**Task brief**
Select all lines in the records that include "chart".

____ Data provided

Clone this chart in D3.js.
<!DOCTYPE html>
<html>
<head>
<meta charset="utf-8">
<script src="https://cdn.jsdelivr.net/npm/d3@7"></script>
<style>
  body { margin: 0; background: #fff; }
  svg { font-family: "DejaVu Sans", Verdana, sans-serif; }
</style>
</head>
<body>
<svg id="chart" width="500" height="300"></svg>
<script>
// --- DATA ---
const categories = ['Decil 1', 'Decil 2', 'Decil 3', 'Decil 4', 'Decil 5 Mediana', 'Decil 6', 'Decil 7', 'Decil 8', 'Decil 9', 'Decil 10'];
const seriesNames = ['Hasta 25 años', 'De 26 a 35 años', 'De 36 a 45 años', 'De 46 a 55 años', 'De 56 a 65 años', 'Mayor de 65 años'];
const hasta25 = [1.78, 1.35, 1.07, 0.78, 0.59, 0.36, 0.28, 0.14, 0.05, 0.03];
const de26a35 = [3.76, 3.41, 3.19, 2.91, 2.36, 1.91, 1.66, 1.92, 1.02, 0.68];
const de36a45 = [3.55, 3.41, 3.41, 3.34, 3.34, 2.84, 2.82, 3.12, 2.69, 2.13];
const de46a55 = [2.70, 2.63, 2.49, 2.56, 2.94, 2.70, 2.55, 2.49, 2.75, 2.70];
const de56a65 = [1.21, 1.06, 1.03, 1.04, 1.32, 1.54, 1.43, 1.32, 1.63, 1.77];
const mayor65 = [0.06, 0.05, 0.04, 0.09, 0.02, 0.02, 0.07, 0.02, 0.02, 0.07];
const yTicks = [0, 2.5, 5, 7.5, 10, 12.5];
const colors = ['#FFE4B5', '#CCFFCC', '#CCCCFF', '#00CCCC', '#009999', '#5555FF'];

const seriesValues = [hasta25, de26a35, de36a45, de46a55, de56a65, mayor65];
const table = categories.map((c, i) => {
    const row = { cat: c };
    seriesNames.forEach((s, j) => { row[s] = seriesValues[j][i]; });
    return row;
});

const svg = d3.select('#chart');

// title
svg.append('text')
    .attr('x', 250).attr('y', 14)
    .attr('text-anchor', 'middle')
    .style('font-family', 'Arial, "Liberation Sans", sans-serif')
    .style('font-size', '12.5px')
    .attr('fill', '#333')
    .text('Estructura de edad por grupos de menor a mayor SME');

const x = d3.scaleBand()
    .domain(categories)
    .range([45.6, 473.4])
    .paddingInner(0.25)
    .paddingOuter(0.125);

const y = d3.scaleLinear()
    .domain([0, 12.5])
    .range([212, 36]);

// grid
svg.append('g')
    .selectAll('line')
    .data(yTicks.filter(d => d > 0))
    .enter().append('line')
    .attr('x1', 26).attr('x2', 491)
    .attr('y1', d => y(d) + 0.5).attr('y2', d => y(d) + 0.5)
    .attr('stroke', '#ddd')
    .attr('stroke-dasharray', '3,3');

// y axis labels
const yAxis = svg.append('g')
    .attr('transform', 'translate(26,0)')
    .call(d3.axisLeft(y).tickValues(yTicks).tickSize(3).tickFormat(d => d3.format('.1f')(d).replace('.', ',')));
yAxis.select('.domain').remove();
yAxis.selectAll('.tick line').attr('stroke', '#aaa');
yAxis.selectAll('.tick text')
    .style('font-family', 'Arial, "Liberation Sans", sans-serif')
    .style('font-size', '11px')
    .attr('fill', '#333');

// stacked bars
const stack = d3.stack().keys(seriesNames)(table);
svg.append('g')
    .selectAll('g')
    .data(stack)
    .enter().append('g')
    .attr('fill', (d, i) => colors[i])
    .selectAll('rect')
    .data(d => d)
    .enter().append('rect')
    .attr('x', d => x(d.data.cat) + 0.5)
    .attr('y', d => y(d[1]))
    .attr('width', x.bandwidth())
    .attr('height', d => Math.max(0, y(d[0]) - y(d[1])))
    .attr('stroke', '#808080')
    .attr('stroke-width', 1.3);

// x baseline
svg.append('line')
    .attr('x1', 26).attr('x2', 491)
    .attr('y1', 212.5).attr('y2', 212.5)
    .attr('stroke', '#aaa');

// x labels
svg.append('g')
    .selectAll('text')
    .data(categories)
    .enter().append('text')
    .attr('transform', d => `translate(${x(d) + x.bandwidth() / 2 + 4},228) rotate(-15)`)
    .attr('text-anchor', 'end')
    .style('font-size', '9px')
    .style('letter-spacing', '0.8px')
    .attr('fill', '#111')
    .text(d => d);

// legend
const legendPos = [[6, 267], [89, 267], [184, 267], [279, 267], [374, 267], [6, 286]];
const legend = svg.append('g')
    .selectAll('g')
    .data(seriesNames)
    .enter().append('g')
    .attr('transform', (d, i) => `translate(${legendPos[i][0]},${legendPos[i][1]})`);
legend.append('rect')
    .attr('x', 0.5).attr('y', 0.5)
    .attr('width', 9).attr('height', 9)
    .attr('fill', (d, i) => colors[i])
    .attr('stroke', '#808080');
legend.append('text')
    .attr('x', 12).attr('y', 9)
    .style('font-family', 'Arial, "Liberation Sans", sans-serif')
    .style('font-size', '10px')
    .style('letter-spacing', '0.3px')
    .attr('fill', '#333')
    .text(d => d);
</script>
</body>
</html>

________
____ Data provided

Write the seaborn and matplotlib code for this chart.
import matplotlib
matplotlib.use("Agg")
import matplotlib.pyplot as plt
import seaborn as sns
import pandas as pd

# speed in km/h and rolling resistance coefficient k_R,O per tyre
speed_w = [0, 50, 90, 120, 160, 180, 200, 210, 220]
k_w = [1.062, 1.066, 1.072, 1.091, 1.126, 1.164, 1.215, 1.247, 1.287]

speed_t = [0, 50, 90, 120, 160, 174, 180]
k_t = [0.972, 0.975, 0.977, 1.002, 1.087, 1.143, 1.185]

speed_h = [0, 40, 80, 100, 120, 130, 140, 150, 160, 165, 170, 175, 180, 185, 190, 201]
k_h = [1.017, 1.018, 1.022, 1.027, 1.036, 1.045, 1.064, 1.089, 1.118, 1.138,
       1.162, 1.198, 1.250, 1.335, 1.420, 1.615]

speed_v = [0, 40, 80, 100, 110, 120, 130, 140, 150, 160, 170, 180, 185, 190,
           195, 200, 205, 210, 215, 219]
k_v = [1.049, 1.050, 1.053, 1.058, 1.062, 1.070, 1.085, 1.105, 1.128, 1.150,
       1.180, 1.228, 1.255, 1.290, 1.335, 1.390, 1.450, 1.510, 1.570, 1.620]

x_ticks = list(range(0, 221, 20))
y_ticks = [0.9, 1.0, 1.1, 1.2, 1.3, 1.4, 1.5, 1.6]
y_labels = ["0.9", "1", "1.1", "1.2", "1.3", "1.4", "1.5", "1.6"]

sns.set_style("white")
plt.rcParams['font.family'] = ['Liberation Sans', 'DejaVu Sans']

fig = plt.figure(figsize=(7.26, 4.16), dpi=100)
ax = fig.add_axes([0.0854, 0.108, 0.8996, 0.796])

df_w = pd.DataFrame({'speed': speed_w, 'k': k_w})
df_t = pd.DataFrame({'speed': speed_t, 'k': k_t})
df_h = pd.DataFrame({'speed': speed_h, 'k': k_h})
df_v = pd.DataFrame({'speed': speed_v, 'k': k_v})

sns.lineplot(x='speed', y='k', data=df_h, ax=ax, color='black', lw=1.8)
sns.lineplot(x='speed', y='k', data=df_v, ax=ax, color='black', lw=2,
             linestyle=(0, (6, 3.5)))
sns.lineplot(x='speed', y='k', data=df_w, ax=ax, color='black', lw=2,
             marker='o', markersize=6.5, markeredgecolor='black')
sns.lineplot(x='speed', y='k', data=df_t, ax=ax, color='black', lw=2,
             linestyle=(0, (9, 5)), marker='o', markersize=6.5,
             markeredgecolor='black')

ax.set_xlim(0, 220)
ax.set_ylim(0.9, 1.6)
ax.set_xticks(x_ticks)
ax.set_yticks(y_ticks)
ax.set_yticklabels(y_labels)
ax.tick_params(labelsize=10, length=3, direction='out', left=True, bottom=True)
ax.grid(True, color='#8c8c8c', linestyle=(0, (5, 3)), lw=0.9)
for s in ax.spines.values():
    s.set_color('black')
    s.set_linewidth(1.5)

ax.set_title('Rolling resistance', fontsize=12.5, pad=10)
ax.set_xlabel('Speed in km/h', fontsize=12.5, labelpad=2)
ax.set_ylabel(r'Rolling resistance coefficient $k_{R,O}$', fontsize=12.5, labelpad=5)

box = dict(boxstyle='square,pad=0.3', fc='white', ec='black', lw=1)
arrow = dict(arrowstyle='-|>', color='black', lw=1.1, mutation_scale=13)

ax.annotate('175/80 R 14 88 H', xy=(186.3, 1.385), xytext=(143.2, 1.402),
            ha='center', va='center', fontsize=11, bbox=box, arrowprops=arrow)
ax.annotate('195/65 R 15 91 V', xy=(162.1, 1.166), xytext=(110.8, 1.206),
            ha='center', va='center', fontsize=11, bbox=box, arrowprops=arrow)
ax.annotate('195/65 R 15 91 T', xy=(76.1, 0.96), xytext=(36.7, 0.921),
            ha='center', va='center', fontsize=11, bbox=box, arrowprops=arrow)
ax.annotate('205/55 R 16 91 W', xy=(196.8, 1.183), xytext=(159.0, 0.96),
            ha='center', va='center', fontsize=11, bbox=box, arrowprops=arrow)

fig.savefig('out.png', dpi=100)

________
____ Data provided

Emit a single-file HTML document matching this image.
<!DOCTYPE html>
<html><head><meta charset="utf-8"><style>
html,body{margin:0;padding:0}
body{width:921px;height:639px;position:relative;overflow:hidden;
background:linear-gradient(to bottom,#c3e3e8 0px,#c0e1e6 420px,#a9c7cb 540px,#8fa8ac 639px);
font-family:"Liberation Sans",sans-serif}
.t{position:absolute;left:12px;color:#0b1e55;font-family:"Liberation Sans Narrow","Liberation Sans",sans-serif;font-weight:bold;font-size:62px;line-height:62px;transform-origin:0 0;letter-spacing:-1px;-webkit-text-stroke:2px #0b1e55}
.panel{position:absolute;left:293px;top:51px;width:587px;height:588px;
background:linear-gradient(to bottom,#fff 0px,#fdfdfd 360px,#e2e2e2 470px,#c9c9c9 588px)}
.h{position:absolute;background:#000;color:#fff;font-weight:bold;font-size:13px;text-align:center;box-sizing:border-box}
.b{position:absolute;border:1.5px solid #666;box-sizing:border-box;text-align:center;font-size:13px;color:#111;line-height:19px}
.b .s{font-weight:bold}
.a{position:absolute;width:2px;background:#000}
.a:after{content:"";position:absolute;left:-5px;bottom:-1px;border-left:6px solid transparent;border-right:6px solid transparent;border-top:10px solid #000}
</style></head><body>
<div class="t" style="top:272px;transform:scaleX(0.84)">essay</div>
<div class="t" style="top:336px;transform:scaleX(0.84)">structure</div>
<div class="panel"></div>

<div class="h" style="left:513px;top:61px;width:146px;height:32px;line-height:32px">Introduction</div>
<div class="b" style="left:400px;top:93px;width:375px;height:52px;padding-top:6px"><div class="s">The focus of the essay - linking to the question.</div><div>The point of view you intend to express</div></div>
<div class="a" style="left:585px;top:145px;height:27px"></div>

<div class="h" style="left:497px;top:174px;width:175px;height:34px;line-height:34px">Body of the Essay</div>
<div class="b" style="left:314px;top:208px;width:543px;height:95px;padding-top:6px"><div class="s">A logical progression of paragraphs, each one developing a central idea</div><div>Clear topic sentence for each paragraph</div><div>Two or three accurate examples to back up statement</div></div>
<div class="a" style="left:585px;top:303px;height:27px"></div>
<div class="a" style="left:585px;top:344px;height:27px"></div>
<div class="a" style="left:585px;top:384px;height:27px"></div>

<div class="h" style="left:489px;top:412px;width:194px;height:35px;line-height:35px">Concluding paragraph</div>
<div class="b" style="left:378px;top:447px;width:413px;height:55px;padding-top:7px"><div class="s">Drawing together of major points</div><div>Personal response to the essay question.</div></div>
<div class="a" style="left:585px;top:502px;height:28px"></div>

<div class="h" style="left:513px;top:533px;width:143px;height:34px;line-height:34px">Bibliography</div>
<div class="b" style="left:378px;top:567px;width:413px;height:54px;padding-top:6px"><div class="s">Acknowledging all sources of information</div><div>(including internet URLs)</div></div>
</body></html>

________

**Solved problem**
Clone this chart in D3.js.
<svg id="chart" width="500" height="300"></svg>
const svg = d3.select('#chart');
Write the seaborn and matplotlib code for this chart.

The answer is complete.